Labor Department Dares Western Dockers to Strike

By CHARLES WALKER

“For the past several years PMA President Joseph Miniace has been pushing hard for an increased role of the federal government in the maritime industry. The agenda: restrict trade-union power on the docks by banning the right to strike. Since Sept. 11 their lobbying has borne strange fruit.”

– ILWU Business Agent Jack Heyman

(Op-ed, S.F. Chronicle, July 23)

OAKLAND, Calif.-“Why should the PMA negotiate seriously when the Bush administration says, ‘Don’t worry, we will take care of these guys at the ILWU.’ That’s the situation we are facing,” said Steve Stallone, media spokesperson for the West Coast longshore workers union, according to a report carried Friday by the Montclarion, a neighborhood paper.

The paper reported, “After a recent exchange of proposals failed to move dock workers and shippers closer to settling current contact negotiations, federal officials have threatened to step in with measures that could severely curtail the maritime union’s bargaining powers.

“Calls from the Department of Labor threatening the International Longshore and Warehouse Union (ILWU) with legislation that could impose binding arbitration-measures that would force the union to give up its collective-bargaining powers and the right to strike-have alarmed unions throughout the state, according to Steve Stallone.”

Stallone was further quoted as saying, “The Bush administration is using the 9-11 scare as a way to try to take away union rights and come after the ILWU, because we are one of the stronger unions in the country. That’s why we had a demonstration today [July 23] to say it is a top priority for the labor movement and for the sake of all workers in this country.”

For weeks the talks have been complicated by the attempted intervention on the side of the shipping and terminal bosses first by Homeland Security Director Tom Ridge and then Defense Secretary Donald Rumsfeld.

At the rally outside of the PMA’s upper floor offices in San Francisco’s financial district, ILWU President James Spinosa condemned the Fed’s meddling, saying, “The government has to get out of these negotiations.” Speakers from other union bodies, including Linda Chavez-Thompson, executive vice president of the AFL-CIO, echoed Spinosa’s militant stance.

However, militant speeches at such labor rallies are expected by the ranks, and they’re seldom disappointed. Given the Fed’s backstopping of the PMA’s play at the bargaining table, it seems certain that the shipping interests are not likely to be persuaded to back off by a noontime rally of some thousand unionists, especially when work on the docks was proceeding as usual at the same time.

As we go to press talks are expected to resume, but at what pace remains to be seen. To date the longshore negotiators have made a critical concession, agreeing to the abolition of several hundred dock jobs; but the bosses have not responded to the union’s concessions by offering their own concessions on jobs, as demanded by the union.

A union report to its members described the ILWU’s concession as “a sweeping technological package that would save the employers millions in cost savings and increased productivity. The union was asking for jurisdiction over all remaining work and planning positions that have been outsourced to other workforces. … The gains that the employers have been offered far outweigh the union’s demands.”

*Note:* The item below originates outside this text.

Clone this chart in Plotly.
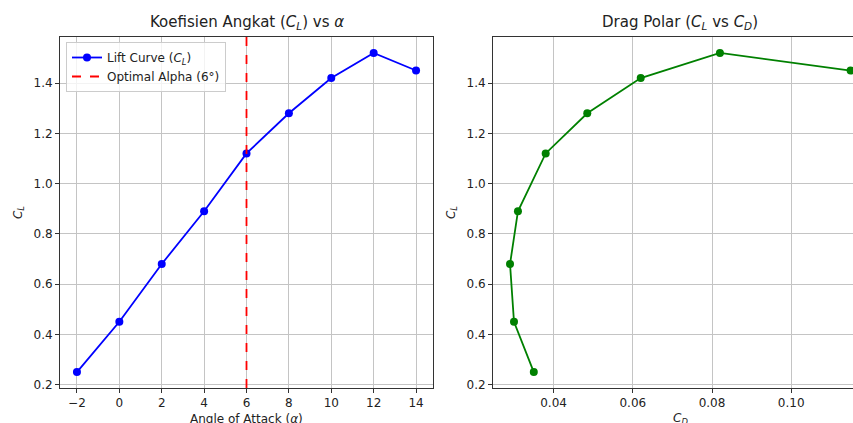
import plotly.graph_objects as go

# ---- data ----
alpha = [-2, 0, 2, 4, 6, 8, 10, 12, 14]
cl = [0.25, 0.45, 0.68, 0.89, 1.12, 1.28, 1.42, 1.52, 1.45]
cd = [0.035, 0.030, 0.029, 0.031, 0.038, 0.0485, 0.062, 0.082, 0.115]
optimal_alpha = 6

W, H = 853, 423
ML, MR, MT, MB = 60, 0, 37, 35
PW = W - ML - MR
PH = H - MT - MB

def px2x(p):
    return (p - ML) / PW

def pad_range(vals, frac=0.05):
    lo, hi = min(vals), max(vals)
    d = (hi - lo) * frac
    return [lo - d, hi + d]

yr = pad_range(cl)
xr1 = pad_range(alpha)
xr2_full = pad_range(cd)
# right panel is cropped in the reference at the figure edge
xr2 = [xr2_full[0], 0.1156]

FONT = "DejaVu Sans"
GRID = "#c4c4c4"
SPINE = "#333333"
FS = 12

fig = go.Figure()

fig.add_trace(go.Scatter(
    x=alpha, y=cl, mode="lines+markers",
    name="Lift Curve (<i>C</i><sub><i>L</i></sub>)",
    line=dict(color="blue", width=1.8),
    marker=dict(color="blue", size=8),
    xaxis="x", yaxis="y", cliponaxis=False,
))
fig.add_trace(go.Scatter(
    x=[optimal_alpha, optimal_alpha], y=yr, mode="lines",
    name="Optimal Alpha (6°)",
    line=dict(color="red", width=1.8, dash="dash"),
    xaxis="x", yaxis="y",
))
fig.add_trace(go.Scatter(
    x=cd, y=cl, mode="lines+markers", showlegend=False,
    line=dict(color="green", width=1.8),
    marker=dict(color="green", size=8),
    xaxis="x2", yaxis="y2",
))

axcommon = dict(
    showgrid=True, gridcolor=GRID, gridwidth=1,
    showline=True, linecolor=SPINE, linewidth=1,
    ticks="outside", ticklen=4, tickcolor=SPINE, tickwidth=1,
    tickfont=dict(family=FONT, size=FS, color="#222"),
    zeroline=False, automargin=False,
)

fig.update_layout(
    width=W, height=H,
    margin=dict(l=ML, r=MR, t=MT, b=MB),
    paper_bgcolor="white", plot_bgcolor="white",
    font=dict(family=FONT, size=FS, color="#222"),
    xaxis=dict(domain=[0, px2x(433)], range=xr1, dtick=2, tick0=0,
               mirror=True, anchor="y", **axcommon),
    yaxis=dict(domain=[0, 1], range=yr, dtick=0.2, tick0=0, tickformat=".1f",
               mirror=True, anchor="x",
               title=dict(text="<i>C</i><sub><i>L</i></sub>", standoff=8,
                          font=dict(family=FONT, size=FS)),
               **axcommon),
    xaxis2=dict(domain=[px2x(493), 1], range=xr2, dtick=0.02, tick0=0,
                tickformat=".2f", mirror=True, anchor="y2", **axcommon),
    yaxis2=dict(domain=[0, 1], range=yr, dtick=0.2, tick0=0, tickformat=".1f",
                mirror=False, anchor="x2",
                title=dict(text="<i>C</i><sub><i>L</i></sub>", standoff=8,
                           font=dict(family=FONT, size=FS)),
                **axcommon),
    legend=dict(
        x=px2x(66), y=1 - 5 / PH, xanchor="left", yanchor="top",
        bgcolor="rgba(255,255,255,0.8)", bordercolor="#cccccc", borderwidth=1,
        font=dict(family=FONT, size=FS, color="#222"),
        tracegroupgap=0, itemwidth=30,
    ),
    showlegend=True,
)

# axis titles (x) placed as annotations for exact position
for txt, cx in [("Angle of Attack (<i>α</i>)", 246.5),
                ("<i>C</i><sub><i>D</i></sub>", 680)]:
    fig.add_annotation(
        text=txt, xref="paper", yref="paper", x=px2x(cx), y=0, yshift=-31,
        xanchor="center", yanchor="middle", showarrow=False,
        font=dict(family=FONT, size=FS, color="#222"),
    )

fig.add_annotation(
    text="Koefisien Angkat (<i>C</i><sub><i>L</i></sub>) vs <i>α</i>",
    xref="paper", yref="paper", x=px2x(246.5), y=1, yshift=3,
    xanchor="center", yanchor="bottom", showarrow=False,
    font=dict(family=FONT, size=15, color="#222"),
)
fig.add_annotation(
    text="Drag Polar (<i>C</i><sub><i>L</i></sub> vs <i>C</i><sub><i>D</i></sub>)",
    xref="paper", yref="paper", x=px2x(680), y=1, yshift=3,
    xanchor="center", yanchor="bottom", showarrow=False,
    font=dict(family=FONT, size=15, color="#222"),
)

fig.write_html(
    "out.html",
    config={"displayModeBar": False},
    post_script="document.body.style.margin='0';document.body.style.overflow='hidden';",
)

The result should be embarrassing to the union. Normally, union bargainers don’t move on such a key item without determining (if only in a hallway sidebar discussion) that the other side is prepared to offer the union a quid pro quo. Now that the union has offered the concession, the genie is out of the bottle, and the union’s bargaining options are diminished.

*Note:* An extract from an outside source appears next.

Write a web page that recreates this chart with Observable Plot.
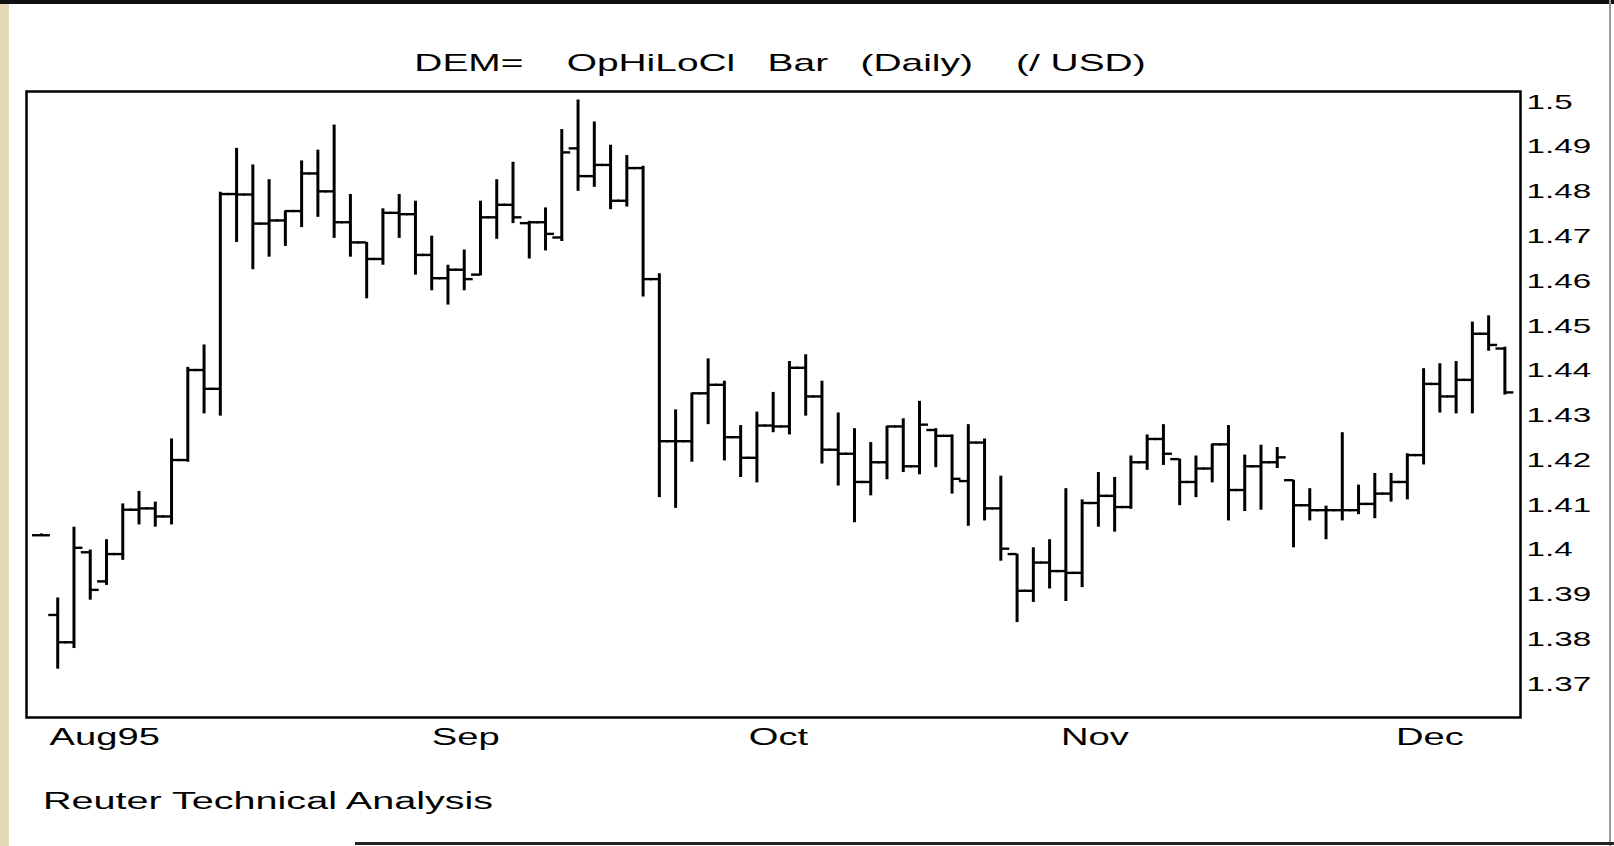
<!DOCTYPE html>
<html><head><meta charset="utf-8">
<script src="https://cdn.jsdelivr.net/npm/d3@7"></script>
<script src="https://cdn.jsdelivr.net/npm/@observablehq/plot@0.6"></script>
<style>
html,body{margin:0;padding:0;background:#fff;}
#page{position:relative;width:1614px;height:846px;overflow:hidden;background:#fff;font-family:"Liberation Sans",Arial,Helvetica,sans-serif;color:#000;}
#strip{position:absolute;left:0;top:0;width:9px;height:846px;background:#e4d8b6;}
#topline{position:absolute;left:0;top:0;width:1614px;height:4px;background:#111;}
#botline{position:absolute;left:355px;top:842px;width:1259px;height:3px;background:#222;}
#rightline{position:absolute;left:1609px;top:0;width:2px;height:846px;background:#999;}
#title{position:absolute;left:780px;top:51px;font-size:24px;line-height:24px;white-space:pre;transform-origin:center;transform:translateX(-50%) scaleX(1.62);}
#chart{position:absolute;left:0;top:80px;}
#caption{position:absolute;left:43px;top:790px;font-size:23px;line-height:23px;white-space:pre;transform-origin:left center;transform:scaleX(1.72);}
</style>
</head><body>
<div id="page">
  <div id="strip"></div>
  <div id="topline"></div>
  <div id="rightline"></div>
  <div id="botline"></div>
  <div id="title">DEM=    OpHiLoCl   Bar   (Daily)    (/ USD)</div>
  <div id="chart"></div>
  <div id="caption">Reuter Technical Analysis</div>
</div>
<script>
// Daily DEM per USD, Aug–Dec 1995 (one entry per trading day, in order)
const opens  = [1.4033,1.3855,1.3794,1.3995,1.3930,1.3991,1.4090,1.4093,1.4075,1.4201,1.4402,1.4360,1.4795,1.4794,1.4729,1.4736,1.4757,1.4841,1.4801,1.4732,1.4687,1.4650,1.4753,1.4750,1.4659,1.4607,1.4626,1.4615,1.4743,1.4771,1.4730,1.4732,1.4698,1.4897,1.4835,1.4860,1.4780,1.4853,1.4605,1.4243,1.4243,1.4350,1.4369,1.4252,1.4206,1.4278,1.4276,1.4407,1.4343,1.4224,1.4215,1.4152,1.4196,1.4276,1.4187,1.4268,1.4255,1.4154,1.4240,1.4093,1.3991,1.3909,1.3972,1.3953,1.3949,1.4105,1.4121,1.4096,1.4196,1.4248,1.4203,1.4152,1.4182,1.4236,1.4134,1.4187,1.4196,1.4156,1.4100,1.4089,1.4089,1.4089,1.4103,1.4126,1.4152,1.4212,1.4371,1.4343,1.4380,1.4483,1.4450];
const highs  = [1.4036,1.3893,1.4051,1.4000,1.4023,1.4103,1.4131,1.4107,1.4248,1.4408,1.4458,1.4799,1.4897,1.4860,1.4827,1.4757,1.4869,1.4893,1.4949,1.4794,1.4687,1.4762,1.4794,1.4779,1.4701,1.4636,1.4670,1.4779,1.4827,1.4866,1.4734,1.4764,1.4939,1.5005,1.4956,1.4904,1.4881,1.4857,1.4617,1.4313,1.4350,1.4427,1.4377,1.4278,1.4308,1.4352,1.4421,1.4436,1.4377,1.4306,1.4271,1.4240,1.4276,1.4293,1.4332,1.4271,1.4257,1.4280,1.4248,1.4165,1.3991,1.4005,1.4023,1.4137,1.4112,1.4173,1.4162,1.4210,1.4257,1.4280,1.4203,1.4210,1.4236,1.4278,1.4212,1.4234,1.4229,1.4156,1.4137,1.4098,1.4262,1.4145,1.4171,1.4171,1.4215,1.4405,1.4416,1.4421,1.4509,1.4523,1.4453];
const lows   = [1.4030,1.3734,1.3780,1.3888,1.3921,1.3977,1.4056,1.4051,1.4056,1.4196,1.4304,1.4299,1.4687,1.4626,1.4654,1.4678,1.4720,1.4743,1.4696,1.4654,1.4561,1.4636,1.4696,1.4614,1.4579,1.4547,1.4579,1.4612,1.4694,1.4729,1.4650,1.4668,1.4689,1.4801,1.4810,1.4760,1.4766,1.4565,1.4117,1.4093,1.4196,1.4280,1.4199,1.4162,1.4150,1.4262,1.4257,1.4299,1.4192,1.4143,1.4061,1.4121,1.4157,1.4173,1.4168,1.4184,1.4125,1.4053,1.4065,1.3975,1.3838,1.3883,1.3913,1.3885,1.3916,1.4051,1.4040,1.4091,1.4178,1.4189,1.4099,1.4117,1.4150,1.4065,1.4086,1.4089,1.4182,1.4005,1.4065,1.4023,1.4065,1.4079,1.4070,1.4107,1.4112,1.4190,1.4306,1.4304,1.4304,1.4444,1.4346];
const closes = [1.4033,1.3794,1.4005,1.3911,1.3991,1.4090,1.4093,1.4075,1.4201,1.4402,1.4360,1.4795,1.4794,1.4729,1.4736,1.4757,1.4841,1.4801,1.4732,1.4687,1.4650,1.4753,1.4750,1.4659,1.4607,1.4626,1.4605,1.4743,1.4771,1.4743,1.4732,1.4706,1.4888,1.4835,1.4860,1.4780,1.4853,1.4605,1.4243,1.4243,1.4350,1.4369,1.4252,1.4206,1.4278,1.4276,1.4407,1.4343,1.4224,1.4215,1.4152,1.4196,1.4276,1.4187,1.4280,1.4255,1.4159,1.4240,1.4093,1.4003,1.3909,1.3972,1.3953,1.3949,1.4105,1.4121,1.4096,1.4196,1.4248,1.4215,1.4152,1.4182,1.4236,1.4134,1.4187,1.4196,1.4207,1.4100,1.4089,1.4089,1.4089,1.4103,1.4126,1.4152,1.4212,1.4371,1.4343,1.4380,1.4483,1.4458,1.4352];

// axis ticks
const yTicks = [1.37,1.38,1.39,1.4,1.41,1.42,1.43,1.44,1.45,1.46,1.47,1.48,1.49,1.5];
const monthLabels = ["Aug95","Sep","Oct","Nov","Dec"];
const monthTicks = [0.5,24,43.5,62.7,83.3]; // trading-day index where each label starts

const bars = opens.map((o, i) => ({i, open: o, high: highs[i], low: lows[i], close: closes[i]}));

const chart = Plot.plot({
  width: 1614,
  height: 690,
  marginTop: 11,
  marginBottom: 53,
  marginLeft: 26,
  marginRight: 94,
  style: {background: "transparent", fontFamily: "'Liberation Sans', Arial, Helvetica, sans-serif", color: "#000"},
  x: {domain: [-0.92, 90.96], axis: null, label: null},
  y: {domain: [1.3626, 1.5024], axis: null, label: null},
  marks: [
    Plot.ruleX(bars, {x: "i", y1: "low", y2: "high", stroke: "#000", strokeWidth: 3}),
    Plot.ruleY(bars, {y: "open", x1: d => d.i - 0.55, x2: "i", stroke: "#000", strokeWidth: 2.4}),
    Plot.ruleY(bars, {y: "close", x1: "i", x2: d => d.i + 0.55, stroke: "#000", strokeWidth: 2.4}),
    Plot.axisY(yTicks, {anchor: "right", label: null, tickSize: 0, tickPadding: 6, fontSize: 20, tickFormat: d => String(d)}),
    Plot.axisX(monthTicks, {anchor: "bottom", label: null, tickSize: 0, tickPadding: 11, fontSize: 23, textAnchor: "start", tickFormat: d => monthLabels[monthTicks.indexOf(d)]}),
    Plot.frame({stroke: "#000", strokeWidth: 2.5})
  ]
});
chart.querySelectorAll("text").forEach(t => {
  const tr = t.getAttribute("transform") || "";
  t.setAttribute("transform", tr + " scale(1.66,1)");
});
document.getElementById("chart").appendChild(chart);
</script>
</body></html>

Given the union’s history, it’s hard to predict that the ranks, nearly 11,000-strong and controlling a critical crossroads for the yearly trans-shipment of some $300 billion of goods, would agree to the one-sided concession without a strike to test their strength.

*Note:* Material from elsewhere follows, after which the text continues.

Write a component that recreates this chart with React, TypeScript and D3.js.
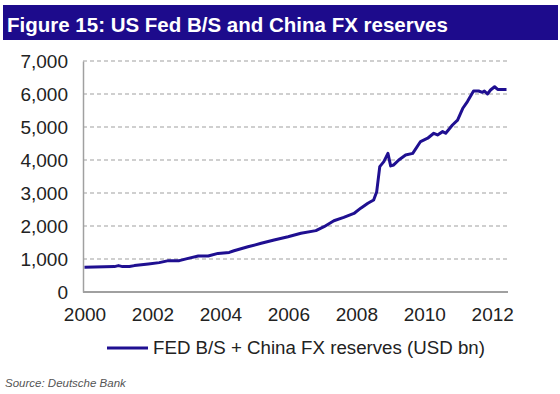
import React, { useEffect, useRef } from 'react';
import * as d3 from 'd3';

// decimal year / USD bn
const years = [
  2000.0, 2000.88, 2001.0, 2001.12, 2001.32, 2001.47, 2001.88, 2002.2, 2002.47, 2002.79,
  2003.05, 2003.35, 2003.64, 2003.93, 2004.26, 2004.4, 2004.81, 2005.2, 2005.58, 2005.99,
  2006.37, 2006.81, 2007.05, 2007.34, 2007.63, 2007.93, 2008.13, 2008.34, 2008.51, 2008.6,
  2008.69, 2008.81, 2008.93, 2009.01, 2009.1, 2009.25, 2009.45, 2009.66, 2009.89, 2010.1,
  2010.28, 2010.39, 2010.54, 2010.63, 2010.83, 2010.98, 2011.13, 2011.27, 2011.45, 2011.6,
  2011.71, 2011.77, 2011.86, 2011.95, 2012.07, 2012.16, 2012.42,
];
const reserves = [
  750, 770, 800, 770, 770, 800, 850, 890, 950, 950,
  1020, 1090, 1090, 1170, 1200, 1250, 1370, 1475, 1575, 1675,
  1780, 1860, 1980, 2160, 2260, 2380, 2540, 2690, 2790, 3040,
  3800, 3950, 4200, 3820, 3850, 4000, 4150, 4200, 4560, 4660,
  4810, 4760, 4860, 4810, 5060, 5210, 5560, 5770, 6090, 6090,
  6050, 6090, 6000, 6120, 6220, 6140, 6140,
];
const yTicks = [0, 1000, 2000, 3000, 4000, 5000, 6000, 7000];
const xTicks = [2000, 2002, 2004, 2006, 2008, 2010, 2012];

const title = 'Figure 15: US Fed B/S and China FX reserves';
const legendLabel = 'FED B/S + China FX reserves (USD bn)';
const source = 'Source: Deutsche Bank';

const W = 560;
const H = 394;
const navy = '#1d0b8c';
const lineColor = '#1f0f91';
const font = 'Arial, "Liberation Sans", sans-serif';

export default function App() {
  const ref = useRef<SVGSVGElement>(null);

  useEffect(() => {
    const svg = d3.select(ref.current);
    svg.selectAll('*').remove();

    const left = 83, right = 507, top = 61, bottom = 292;

    const x = d3.scaleLinear().domain([2000, 2012.42]).range([84.5, 506.5]);
    const y = d3.scaleLinear().domain([0, 7000]).range([bottom, top]);

    svg.append('rect').attr('width', W).attr('height', H).attr('fill', '#fff');

    // title bar
    svg.append('rect')
      .attr('x', 3).attr('y', 5).attr('width', 555).attr('height', 35)
      .attr('fill', navy);
    svg.append('text')
      .attr('x', 7).attr('y', 32)
      .attr('fill', '#fff')
      .attr('font-family', font)
      .attr('font-weight', 'bold')
      .attr('font-size', 20.5)
      .text(title);

    // gridlines
    svg.append('g')
      .selectAll('line')
      .data(yTicks.filter((d) => d > 0))
      .join('line')
      .attr('x1', left).attr('x2', right)
      .attr('y1', (d) => y(d)).attr('y2', (d) => y(d))
      .attr('stroke', '#a0a0a0')
      .attr('stroke-width', 1.2)
      .attr('stroke-dasharray', '4,3');

    // y axis
    const yAxis = svg.append('g')
      .attr('transform', `translate(${left},0)`)
      .call(d3.axisLeft(y).tickValues(yTicks).tickSize(0).tickPadding(15).tickFormat(d3.format(',')));
    yAxis.select('.domain').attr('stroke', '#a0a0a0').attr('stroke-width', 1.5);
    yAxis.selectAll('text')
      .attr('font-family', font)
      .attr('font-size', 19)
      .attr('fill', '#222');

    // x axis baseline
    svg.append('line')
      .attr('x1', left).attr('x2', 508)
      .attr('y1', bottom).attr('y2', bottom)
      .attr('stroke', '#a0a0a0').attr('stroke-width', 2);

    const xAxis = svg.append('g')
      .attr('transform', `translate(0,${bottom})`)
      .call(d3.axisBottom(x).tickValues(xTicks).tickSize(0).tickPadding(16).tickFormat(d3.format('d')));
    xAxis.select('.domain').remove();
    xAxis.selectAll('text')
      .attr('font-family', font)
      .attr('font-size', 19)
      .attr('fill', '#222');

    // series
    const line = d3.line<number>()
      .x((_, i) => x(years[i]))
      .y((d) => y(d));
    svg.append('path')
      .datum(reserves)
      .attr('d', line)
      .attr('fill', 'none')
      .attr('stroke', lineColor)
      .attr('stroke-width', 3)
      .attr('stroke-linejoin', 'round');

    // legend
    svg.append('line')
      .attr('x1', 107).attr('x2', 148)
      .attr('y1', 348).attr('y2', 348)
      .attr('stroke', lineColor).attr('stroke-width', 3);
    svg.append('text')
      .attr('x', 153).attr('y', 354)
      .attr('font-family', font)
      .attr('font-size', 17.5)
      .attr('textLength', 332)
      .attr('lengthAdjust', 'spacingAndGlyphs')
      .attr('fill', '#222')
      .text(legendLabel);

    svg.append('text')
      .attr('x', 5).attr('y', 387)
      .attr('font-family', font)
      .attr('font-size', 11.5)
      .attr('font-style', 'italic')
      .attr('fill', '#555')
      .text(source);
  }, []);

  return (
    <svg
      ref={ref}
      width={W}
      height={H}
      style={{ position: 'absolute', left: 0, top: 0 }}
    />
  );
}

But a strike or an employer-led lockout seemingly means that the government would then intervene, and the entire labor movement would be put to a test, not unlike the test the labor movement failed when the government smashed the famous air controllers strike and broke the controllers union.

It’s hard to believe that the ILWU officers really expect the AFL-CIO to back them up all the way. Yet that may well be what the dock workers will need to avoid a humiliating loss, the imposition of a concessionary contract.

There is one other option if the AFL-CIO doesn’t go to bat for them; that is to attempt to go over the heads of the AFL-CIO and appeal to all workers, unionized and not, to do whatever it takes (much as workers did in 1934 when the union won its right to strike) to successfully fight off the bosses and the governmental authorities.

Of course, that’s going to sound radical and risky to some workers. But then there’s a lot at stake for workers. In the words of the ILWU’s Stallone, “Everybody knows if the ILWU gets hammered, every other union contract is in jeopardy.”

Ultimately, it’s up to the ranks to decide to strike. Of course, they could be so boxed in by tough bosses, phony politicians, and unreliable allies that they have no realistic choice.